Dr. Stroud then took the necessary steps to assure the success of this collaborative effort by providing endowment funds to all three organizations — to manage the land for research, inspect and defend the easements, and carry out the scientific and education programs. His novel gift to future generations came as no surprise to his family, friends, and colleagues, who remember his resolute belief in scientific research as the ultimate source of knowledge for the benefit of humanity. Today, his vision is reality.

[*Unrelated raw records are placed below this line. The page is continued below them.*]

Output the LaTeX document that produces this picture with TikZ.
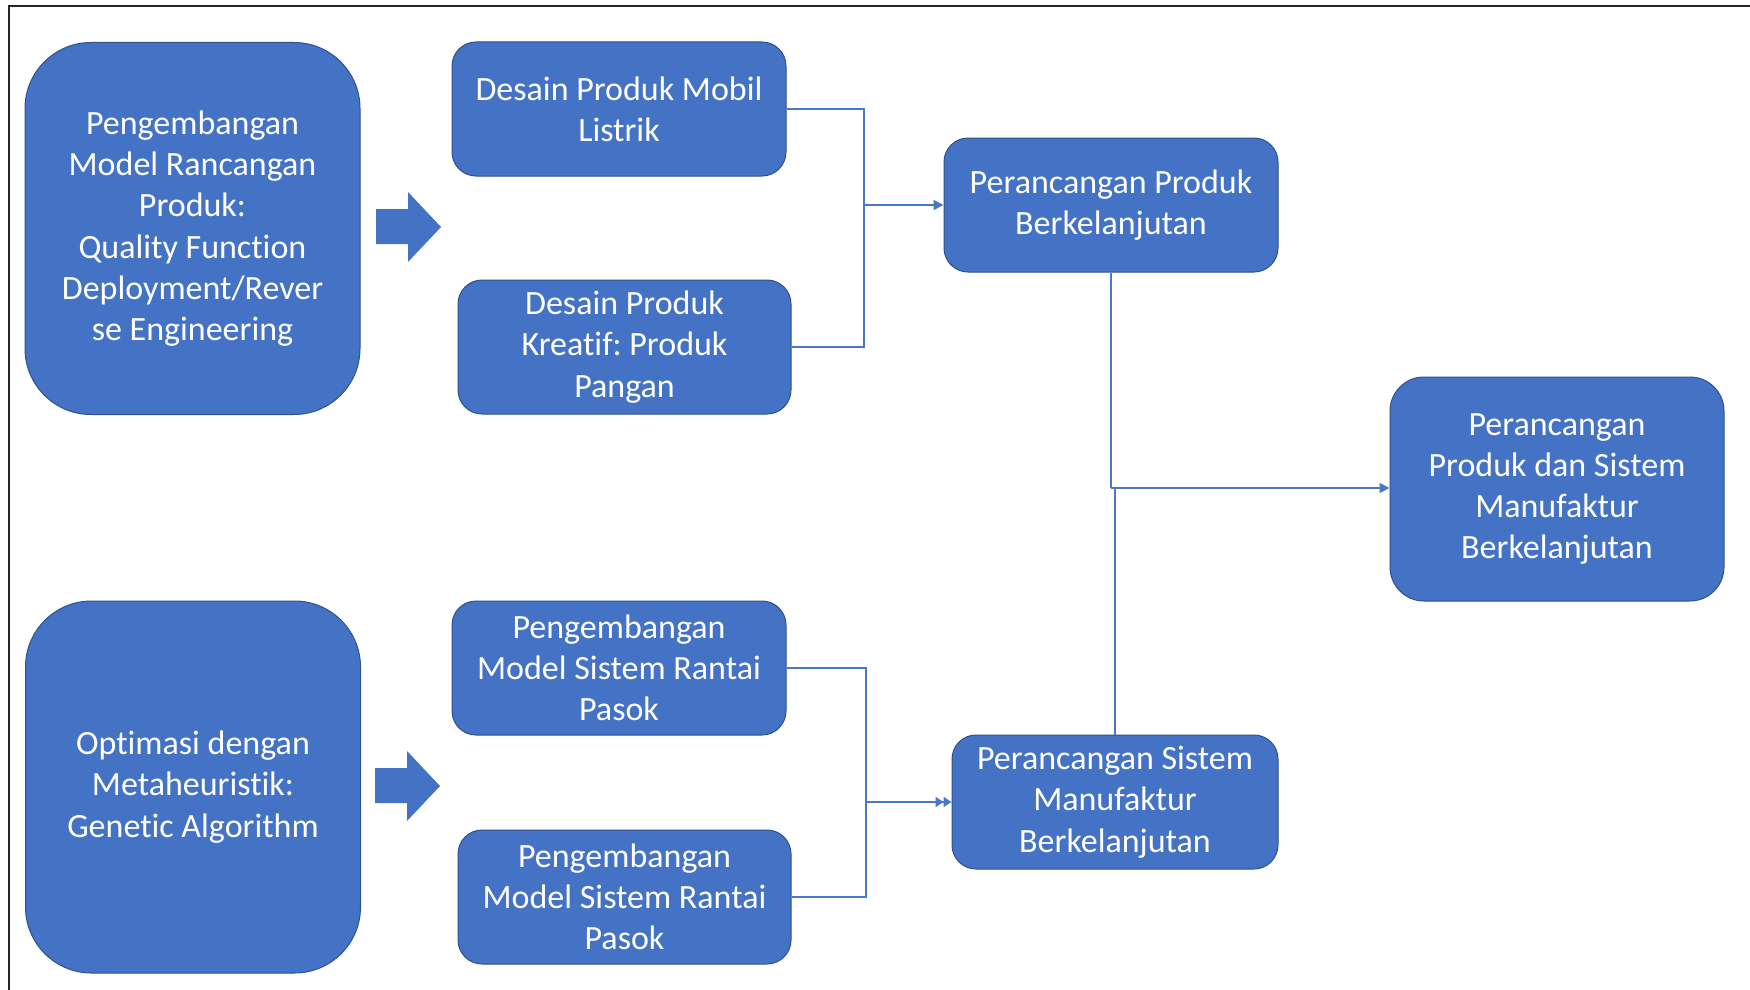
\documentclass[tikz,border=0pt]{standalone}
\usepackage{fontspec}
\setmainfont{Carlito}[Ligatures=NoCommon]
\frenchspacing
\usetikzlibrary{arrows.meta}
\definecolor{boxblue}{HTML}{4472C4}
\definecolor{edgeblue}{HTML}{2F528F}
\definecolor{linkblue}{HTML}{4A78C8}
\begin{document}
\begin{tikzpicture}[x=1pt,y=-1pt,
  box/.style={draw=edgeblue, line width=1pt, fill=boxblue, text=white,
    align=center, inner sep=0pt,
    font=\fontsize{34}{41.3}\selectfont},
  smallbox/.style={box, minimum width=334pt, minimum height=134pt, rounded corners=24pt},
  bigbox/.style={box, minimum width=335pt, minimum height=372pt, rounded corners=66pt},
  link/.style={draw=linkblue, line width=1.8pt},
  tip/.style={-{Triangle[length=10pt,width=10pt]}},
  dtip/.style={-{Triangle[length=8pt,width=10pt]Triangle[length=8pt,width=10pt]}},
  blockarrow/.style={fill=boxblue, draw=none}
]
\useasboundingbox (0,0) rectangle (1750,990);
\fill[white] (0,0) rectangle (1750,990);

% outer frame (top and left edges)
\draw[line width=2.5pt, black!85] (9,992) -- (9,6) -- (1752,6);

% left column
\node[bigbox] (qfd) at (192.5,228.5) {Pengembangan\\Model Rancangan\\Produk:\\Quality Function\\Deployment/Rever\\se Engineering};
\node[bigbox] (ga) at (193,787) {Optimasi dengan\\Metaheuristik:\\Genetic Algorithm};

% block arrows
\fill[blockarrow] (376,209) -- (408,209) -- (408,192) -- (441,227) -- (408,262) -- (408,244) -- (376,244) -- cycle;
\fill[blockarrow] (375,768) -- (407,768) -- (407,751) -- (440,786) -- (407,821) -- (407,803) -- (375,803) -- cycle;

% middle column
\node[smallbox] (mobil) at (619,109) {Desain Produk Mobil\\Listrik};
\node[smallbox, minimum width=333pt] (pangan) at (624.5,347) {Desain Produk\\Kreatif: Produk\\Pangan};
\node[smallbox] (rantai1) at (619,668) {Pengembangan\\Model Sistem Rantai\\Pasok};
\node[smallbox, minimum width=333pt] (rantai2) at (624.5,897) {Pengembangan\\Model Sistem Rantai\\Pasok};

% right column
\node[smallbox] (produk) at (1111,205) {Perancangan Produk\\Berkelanjutan};
\node[smallbox, minimum width=326pt] (sistem) at (1115,802) {Perancangan Sistem\\Manufaktur\\Berkelanjutan};
\node[smallbox, minimum height=224pt, rounded corners=34pt] (final) at (1557,489) {Perancangan\\Produk dan Sistem\\Manufaktur\\Berkelanjutan};

% junction points
\coordinate (j1) at (864,205);
\coordinate (j2) at (866,802);
\coordinate (j3) at (1111,488);

% upper merge
\draw[link] (mobil.east) -| (j1) |- (pangan.east);
\draw[link, tip] (j1) -- (produk.west);

% lower merge
\draw[link] (rantai1.east) -| (j2) |- (rantai2.east);
\draw[link, dtip] (j2) -- (sistem.west);

% final merge
\draw[link] (produk.south) -- (j3);
\draw[link] (sistem.north) -- (sistem.north |- j3) -- (j3);
\draw[link, tip] (j3) -- (final.west |- j3);
\end{tikzpicture}
\end{document}
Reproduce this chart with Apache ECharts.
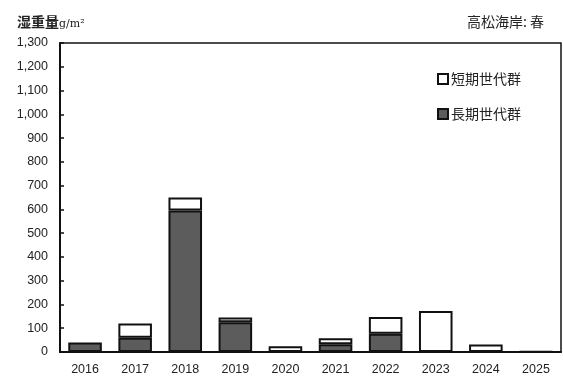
<!DOCTYPE html>
<html>
<head>
<meta charset="utf-8">
<script src="https://cdn.jsdelivr.net/npm/echarts@6/dist/echarts.min.js"></script>
<style>
  html, body { margin: 0; padding: 0; background: #fff; }
  #chart { width: 563px; height: 379px; }
</style>
</head>
<body>
<div id="chart"></div>
<script>
var years = ['2016', '2017', '2018', '2019', '2020', '2021', '2022', '2023', '2024', '2025'];
// 長期世代群 (bottom)
var longTerm = [40, 60, 595, 125, null, 33, 77, null, null, null];
// 短期世代群 (top)
var shortTerm = [null, 60, 55, 20, 24, 25, 70, 172, 32, 3];

var myChart = echarts.init(document.getElementById('chart'));

var jp = '"Noto Sans CJK JP", sans-serif';

var option = {
    animation: false,
    backgroundColor: '#fff',
    title: [{
        text: '{a|湿重量}{b|g/m²}',
        left: 12,
        top: 8,
        textStyle: {
            rich: {
                a: { fontFamily: jp, fontSize: 14, fontWeight: 'bold', color: '#222', lineHeight: 18 },
                b: { fontFamily: '"DejaVu Serif", serif', fontSize: 11, fontWeight: 'normal', color: '#222',
                     lineHeight: 18, padding: [5, 0, 0, 0] }
            }
        }
    }, {
        text: '高松海岸: 春',
        right: 14,
        top: 10,
        textStyle: { fontFamily: jp, fontSize: 14, fontWeight: 'normal', color: '#222' }
    }],
    legend: {
        data: ['短期世代群', '長期世代群'],
        orient: 'vertical',
        left: 432,
        top: 67,
        itemWidth: 10,
        itemHeight: 10,
        itemGap: 21,
        icon: 'rect',
        textStyle: { fontFamily: jp, fontSize: 14, color: '#222', padding: [0, 0, 0, -2] }
    },
    grid: {
        left: 60,
        right: 2,
        top: 43,
        bottom: 27,
        show: true,
        borderColor: '#111',
        borderWidth: 1.5
    },
    xAxis: {
        type: 'category',
        data: years,
        axisLine: { lineStyle: { color: '#111', width: 2 } },
        axisTick: { inside: true, length: 4, lineStyle: { color: '#111', width: 2 } },
        axisLabel: { color: '#222', fontSize: 12.5, margin: 11, fontFamily: 'Liberation Sans, sans-serif' }
    },
    yAxis: {
        type: 'value',
        min: 0,
        max: 1300,
        interval: 100,
        splitLine: { show: false },
        axisLine: { show: true, lineStyle: { color: '#111', width: 2 } },
        axisTick: { show: true, inside: true, length: 4, lineStyle: { color: '#111', width: 1.5 } },
        axisLabel: {
            color: '#222',
            fontSize: 12.5,
            margin: 12,
            fontFamily: 'Liberation Sans, sans-serif',
            formatter: function (v) { return v.toLocaleString('en-US'); }
        }
    },
    series: [{
        name: '長期世代群',
        type: 'bar',
        stack: 'total',
        barWidth: '67%',
        data: longTerm,
        itemStyle: { color: '#5c5c5c', borderColor: '#111', borderWidth: 2 }
    }, {
        name: '短期世代群',
        type: 'bar',
        stack: 'total',
        barWidth: '67%',
        data: shortTerm,
        itemStyle: { color: '#fff', borderColor: '#111', borderWidth: 2 }
    }]
};

myChart.setOption(option);
</script>
</body>
</html>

The Stroud Preserve was part of the Environmental Protection Agency’s National Monitoring Program, a network of sites set up across the nation to evaluate how land use and human practices affect water quality. The long-term research project that led to the EPA designation focuses on the role riparian tree buffers play in mitigating stream pollution in an agricultural watershed. In conjunction with the U.S. Forest Service, Stroud Center scientists set up experiments in three small watersheds on the Stroud Preserve in an effort to understand how buffers filter agricultural nutrients — such as nitrogen, phosphorus, and other chemicals — which pose a major threat to downstream waters and the Chesapeake Bay. The study was part of a broader effort by Stroud Center scientists to analyze the impact of streamside forests on the quality of water in our streams and rivers.

Beginning in 2018, the Stroud Preserve was the location of a research project focused on improving farm productivity and profits while reducing water pollution associated with agricultural runoff.

Dr. Stroud’s Legacy

Dr. Morris W. Stroud standing in a field at Georgia Farm.

Why did Morris Stroud leave his farm as a research site and set up the Pennswood Endowment Fund to support scientific research and education at the Stroud Center?

Not a man who acted on impulse, Dr. Stroud thought long and hard about his decision. In the end, he told Bern Sweeney, he wanted to make a permanent contribution of the resources he had acquired during his life to a cause that would make a difference to the world he would leave behind. In pursuit of that goal, Dr. Stroud transformed a piece of his property into a laboratory dedicated to understanding how humans can use the land without imperiling its water. To support that effort, he sold stock he had received as a wedding gift 50 years earlier, and he used the proceeds to create an endowment. He said it was time to stop growing more money for its own sake and invest it instead in ideas and programs that will benefit future generations.

Dr. Stroud’s gift established his farm as a premier site for studying water resources in agricultural settings. It created an environmental education department that has helped thousands of students, teachers, and others understand, appreciate, and develop a sense of stewardship for streams and their watersheds. It has provided critical seed money, which has helped Stroud Center scientists turn interesting ideas into fundable projects. And it has ensured that the Stroud Center can pursue in perpetuity its mission of advancing knowledge and stewardship of freshwater systems through global research, education, and watershed restoration.